All oligonucleotide primers are listed in Supplementary Table 3. All employed plasmids (Supplementary Table 4) generated in this study were verified by Sanger sequencing. To construct TRS-mraY strain, plasmid pTRS-mraYR10m-sp was first generated in a similar way as previously described using pCpf1-sp plasmid (Niu et al., 2018; Xing et al., 2021). The repair template, in which the weak and native promoter of mraY was replaced by a tunable synthetic riboswitch inducible by TP, was generated by fusing the upstream and downstream region of the target sequence using primers listed in Supplementary Table 3 (Pall4316F970m/Pall4316R40m, Priboswitch2/Pall4316F1c/Pall4316R1140). The spacer sequence was designed according to the described rules (Niu et al., 2018) and prepared by annealing two complementary primers (cr_all4316R10mF/cr_all4316R10mR). To generate the plasmid that knocks out a specific sequence, the respective repair template and the spacer sequence were sequentially cloned into pCpf1-sp at the sites of BglII-BamHI and AarI-AarI. For plasmid pP_mraY-mraY, upstream (native promoter of asl4317 and mraY) and downstream (mraY) sequences were amplified from Anabaena gDNA using primers Pasl4317F243m/Pasl4317R1m and Pall4316F1f/Pall4316R1107b, respectively, and ligated into linearized pCT (using primers PpCT-R2979/PV_20) by Gibson assembly. For plasmid pP_coaT-mraY, upstream (Co²⁺ or Zn²⁺ inducible promoter from Synechocystis sp. PCC 6803) sequence was amplified from Synechocystis sp. PCC 6803 gDNA using primers Pslr0797F1193ma/Pslr0797R1mb, and downstream (mraY) sequence was amplified from Anabaena gDNA using primers Pall4316F1g/Pall4316R1107b, respectively, and these two fragments were ligated into linearized pCT (using primers PpCT-R2979/PV_20) by Gibson assembly.

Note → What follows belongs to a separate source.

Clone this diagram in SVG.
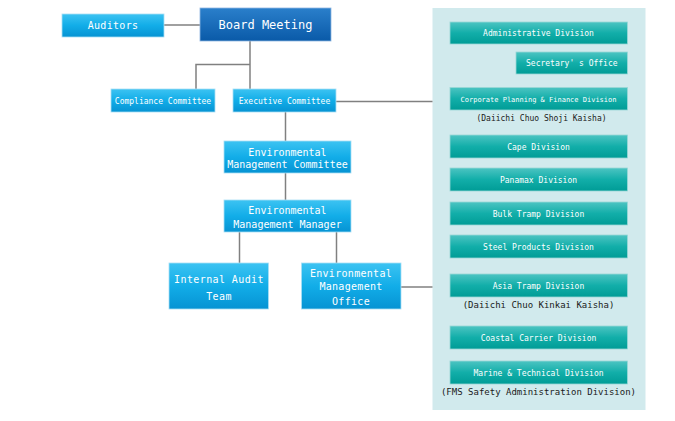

Plasmid pTRS-mraYR10m-sp was transferred by conjugation to WT or the ftsZ-cfp strain with selection for Sm^r Sp^r to get TRS-mraY and ftsZ-cfp:TRS-mraY strain, respectively. Plasmids pP_mraY-mraY and pP_coaT-mraY were transferred by conjugation to TRS-mraY mutant strain with selection for Nm^r to get TRS-mraY:P_mraY-mraY and TRS-mraY:P_coaT-mraY strain, respectively.

The Bacterial Adenylate Cyclase Two-Hybrid System Kit (BATCH) based on the reconstitution of adenylate cyclase was used for testing protein-protein interaction (Battesti and Bouveret, 2012). 32 genes in this study were amplified with primers listed in Supplementary Table 3, and individual PCR products were assembled into linearized pUT18C and pKT25 vectors. All the resulting plasmids were verified by PCR and Sanger sequencing. The plasmids were co-transformed into strain BTH101, and the transformants were plated on solid LB medium containing 50 μg L^–1 ampicillin, 25 μg L^–1 kanamycin, 0.5 mM L^–1 IPTG, and 40 μg L^–1 5-bromo-4-chloro-3-indolyl-b-D-galactopyranoside (X-gal) to estimate the strength of interactions.

A Sdptop EX30 microscope was used to take bright-field images, and an Sdptop EX40 epifluorescence microscope was used to take fluorescence images. A filter [exciter (EX) 379–401, dichroic beamsplitter (DM) 420LP, emitter (EM) 435–485] was used to image HADA fluorescence (exposure time of 200 ms). A filter (EX426-446, DM455LP, EM460-500) was used to image CFP fluorescence (exposure time of 1 s). Fluorescence images were taken with an oil immersion lens objective (100/1.28). All images were processed using ImageJ without deconvolution. Cell length, cell width, cell area and filament length (cells per filament) were analyzed using the ImageJ software of microscopy images. Statistical tests and plotting of data were performed with the GraphPad Prim software or Origin.

For HADA labeling, Anabaena WT was grown in BG11 liquid medium, and TRS-mraY mutant was grown in BG11 liquid medium with 1 mM of TP. WT and TRS-mraY were washed three times in BG11 and incubated with 150 μM of HADA in BG11 without TP or with different concentrations of TP to observe PG synthesis for 24 h at standard growth conditions by microscopy.